Written task
Below is a listing to transcribe in full and exactly; keep the pictures out.

Recorded data
---+---

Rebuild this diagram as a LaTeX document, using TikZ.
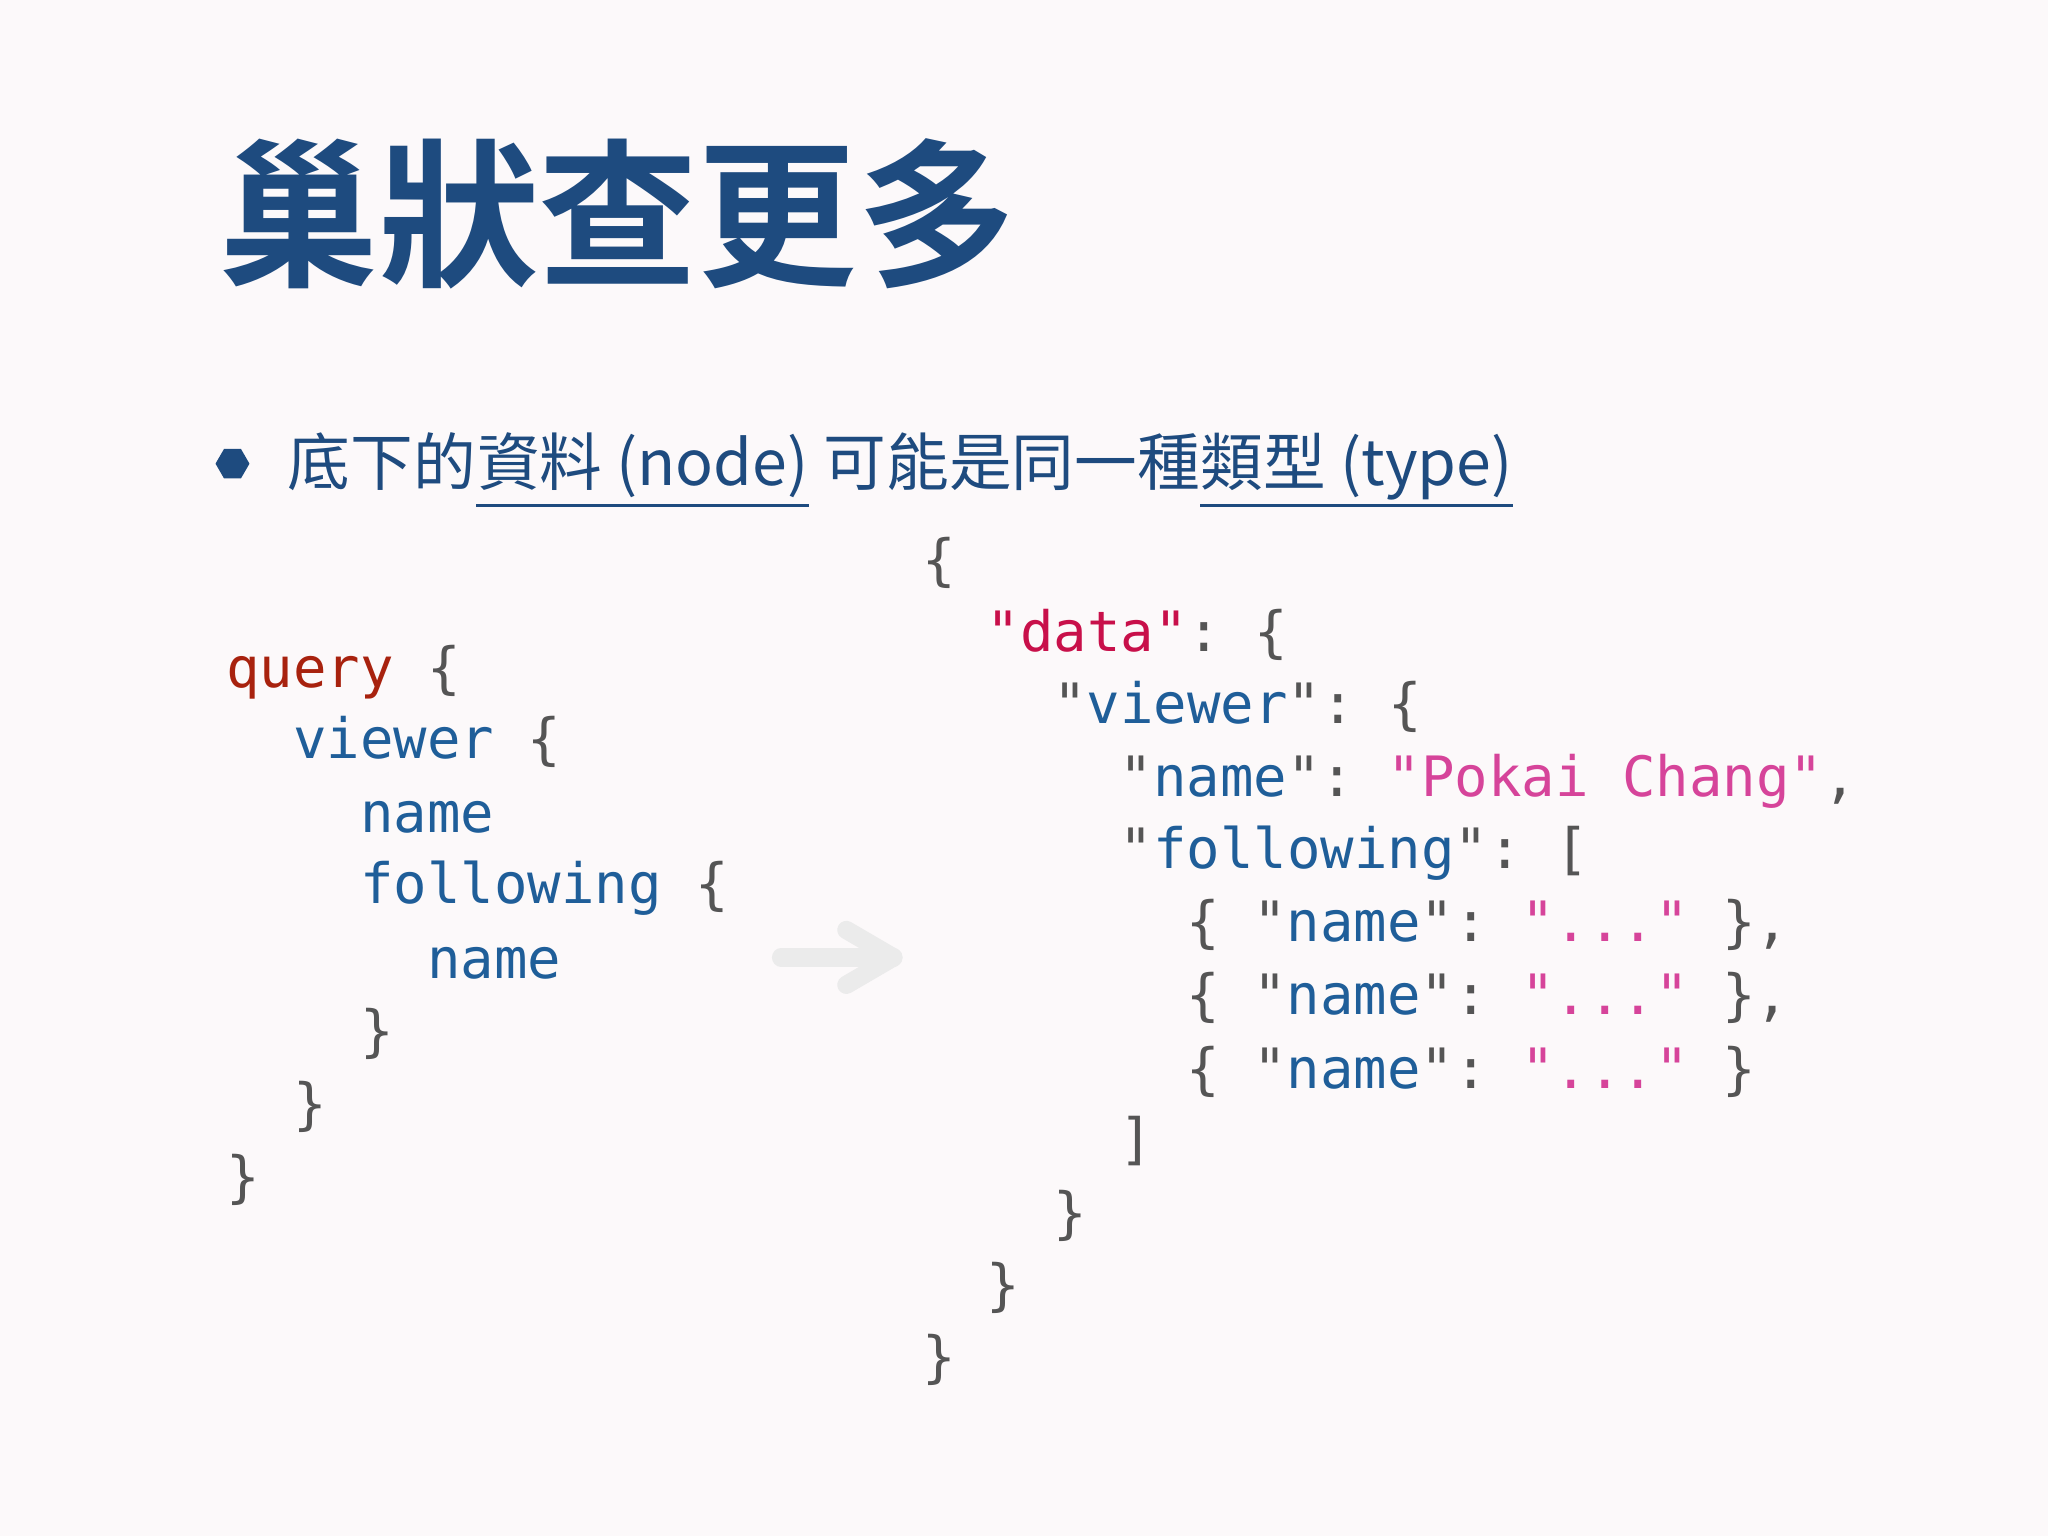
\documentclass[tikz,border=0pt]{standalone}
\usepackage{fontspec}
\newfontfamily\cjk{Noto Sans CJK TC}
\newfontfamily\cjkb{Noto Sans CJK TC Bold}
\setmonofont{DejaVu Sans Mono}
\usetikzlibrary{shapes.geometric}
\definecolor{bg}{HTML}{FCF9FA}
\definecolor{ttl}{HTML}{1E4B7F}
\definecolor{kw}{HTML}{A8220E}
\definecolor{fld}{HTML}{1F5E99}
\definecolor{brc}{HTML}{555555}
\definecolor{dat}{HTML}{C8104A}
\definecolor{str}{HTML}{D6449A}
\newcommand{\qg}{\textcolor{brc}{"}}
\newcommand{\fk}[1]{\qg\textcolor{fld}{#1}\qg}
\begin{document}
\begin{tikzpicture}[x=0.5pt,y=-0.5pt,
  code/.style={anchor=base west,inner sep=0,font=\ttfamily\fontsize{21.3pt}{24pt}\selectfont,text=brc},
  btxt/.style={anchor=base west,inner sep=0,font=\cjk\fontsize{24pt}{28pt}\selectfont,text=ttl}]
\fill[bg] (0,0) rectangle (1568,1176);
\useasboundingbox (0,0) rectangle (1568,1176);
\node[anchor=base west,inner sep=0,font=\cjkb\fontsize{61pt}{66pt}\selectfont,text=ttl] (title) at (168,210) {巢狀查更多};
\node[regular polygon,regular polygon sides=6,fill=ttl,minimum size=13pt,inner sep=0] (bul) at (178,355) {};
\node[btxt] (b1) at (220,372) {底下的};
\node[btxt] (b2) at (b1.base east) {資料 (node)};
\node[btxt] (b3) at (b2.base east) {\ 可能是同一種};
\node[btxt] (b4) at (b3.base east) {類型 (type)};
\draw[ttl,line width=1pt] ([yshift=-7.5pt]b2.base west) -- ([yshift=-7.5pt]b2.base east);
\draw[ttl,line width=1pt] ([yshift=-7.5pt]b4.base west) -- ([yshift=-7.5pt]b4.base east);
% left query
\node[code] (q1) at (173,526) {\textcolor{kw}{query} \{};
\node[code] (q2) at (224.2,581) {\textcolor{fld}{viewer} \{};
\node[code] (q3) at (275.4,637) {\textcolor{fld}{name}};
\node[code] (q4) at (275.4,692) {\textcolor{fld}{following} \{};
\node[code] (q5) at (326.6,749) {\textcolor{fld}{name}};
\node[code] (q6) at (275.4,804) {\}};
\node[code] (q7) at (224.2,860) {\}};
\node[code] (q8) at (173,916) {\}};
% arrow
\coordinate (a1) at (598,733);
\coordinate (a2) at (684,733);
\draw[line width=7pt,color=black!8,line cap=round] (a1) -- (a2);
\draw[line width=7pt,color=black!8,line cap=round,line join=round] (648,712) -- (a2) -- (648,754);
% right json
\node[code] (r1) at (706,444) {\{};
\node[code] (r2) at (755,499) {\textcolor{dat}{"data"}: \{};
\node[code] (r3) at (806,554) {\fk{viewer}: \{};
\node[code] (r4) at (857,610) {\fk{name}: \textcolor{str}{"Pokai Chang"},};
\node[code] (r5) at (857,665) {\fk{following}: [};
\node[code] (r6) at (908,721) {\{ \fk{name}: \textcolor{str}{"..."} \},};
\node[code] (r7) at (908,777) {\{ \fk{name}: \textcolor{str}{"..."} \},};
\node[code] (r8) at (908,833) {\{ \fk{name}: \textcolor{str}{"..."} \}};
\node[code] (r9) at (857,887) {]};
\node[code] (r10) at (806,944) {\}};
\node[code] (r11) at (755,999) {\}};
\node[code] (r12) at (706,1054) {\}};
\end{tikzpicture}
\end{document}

---+---

Solution below
Rebuild this diagram as a LaTeX document, using TikZ.
\documentclass[tikz,border=0pt]{standalone}
\usepackage{fontspec}
\newfontfamily\cjk{Noto Sans CJK TC}
\newfontfamily\cjkb{Noto Sans CJK TC Bold}
\setmonofont{DejaVu Sans Mono}
\usetikzlibrary{shapes.geometric}
\definecolor{bg}{HTML}{FCF9FA}
\definecolor{ttl}{HTML}{1E4B7F}
\definecolor{kw}{HTML}{A8220E}
\definecolor{fld}{HTML}{1F5E99}
\definecolor{brc}{HTML}{555555}
\definecolor{dat}{HTML}{C8104A}
\definecolor{str}{HTML}{D6449A}
\newcommand{\qg}{\textcolor{brc}{"}}
\newcommand{\fk}[1]{\qg\textcolor{fld}{#1}\qg}
\begin{document}
\begin{tikzpicture}[x=0.5pt,y=-0.5pt,
  code/.style={anchor=base west,inner sep=0,font=\ttfamily\fontsize{21.3pt}{24pt}\selectfont,text=brc},
  btxt/.style={anchor=base west,inner sep=0,font=\cjk\fontsize{24pt}{28pt}\selectfont,text=ttl}]
\fill[bg] (0,0) rectangle (1568,1176);
\useasboundingbox (0,0) rectangle (1568,1176);
\node[anchor=base west,inner sep=0,font=\cjkb\fontsize{61pt}{66pt}\selectfont,text=ttl] (title) at (168,210) {巢狀查更多};
\node[regular polygon,regular polygon sides=6,fill=ttl,minimum size=13pt,inner sep=0] (bul) at (178,355) {};
\node[btxt] (b1) at (220,372) {底下的};
\node[btxt] (b2) at (b1.base east) {資料 (node)};
\node[btxt] (b3) at (b2.base east) {\ 可能是同一種};
\node[btxt] (b4) at (b3.base east) {類型 (type)};
\draw[ttl,line width=1pt] ([yshift=-7.5pt]b2.base west) -- ([yshift=-7.5pt]b2.base east);
\draw[ttl,line width=1pt] ([yshift=-7.5pt]b4.base west) -- ([yshift=-7.5pt]b4.base east);
% left query
\node[code] (q1) at (173,526) {\textcolor{kw}{query} \{};
\node[code] (q2) at (224.2,581) {\textcolor{fld}{viewer} \{};
\node[code] (q3) at (275.4,637) {\textcolor{fld}{name}};
\node[code] (q4) at (275.4,692) {\textcolor{fld}{following} \{};
\node[code] (q5) at (326.6,749) {\textcolor{fld}{name}};
\node[code] (q6) at (275.4,804) {\}};
\node[code] (q7) at (224.2,860) {\}};
\node[code] (q8) at (173,916) {\}};
% arrow
\coordinate (a1) at (598,733);
\coordinate (a2) at (684,733);
\draw[line width=7pt,color=black!8,line cap=round] (a1) -- (a2);
\draw[line width=7pt,color=black!8,line cap=round,line join=round] (648,712) -- (a2) -- (648,754);
% right json
\node[code] (r1) at (706,444) {\{};
\node[code] (r2) at (755,499) {\textcolor{dat}{"data"}: \{};
\node[code] (r3) at (806,554) {\fk{viewer}: \{};
\node[code] (r4) at (857,610) {\fk{name}: \textcolor{str}{"Pokai Chang"},};
\node[code] (r5) at (857,665) {\fk{following}: [};
\node[code] (r6) at (908,721) {\{ \fk{name}: \textcolor{str}{"..."} \},};
\node[code] (r7) at (908,777) {\{ \fk{name}: \textcolor{str}{"..."} \},};
\node[code] (r8) at (908,833) {\{ \fk{name}: \textcolor{str}{"..."} \}};
\node[code] (r9) at (857,887) {]};
\node[code] (r10) at (806,944) {\}};
\node[code] (r11) at (755,999) {\}};
\node[code] (r12) at (706,1054) {\}};
\end{tikzpicture}
\end{document}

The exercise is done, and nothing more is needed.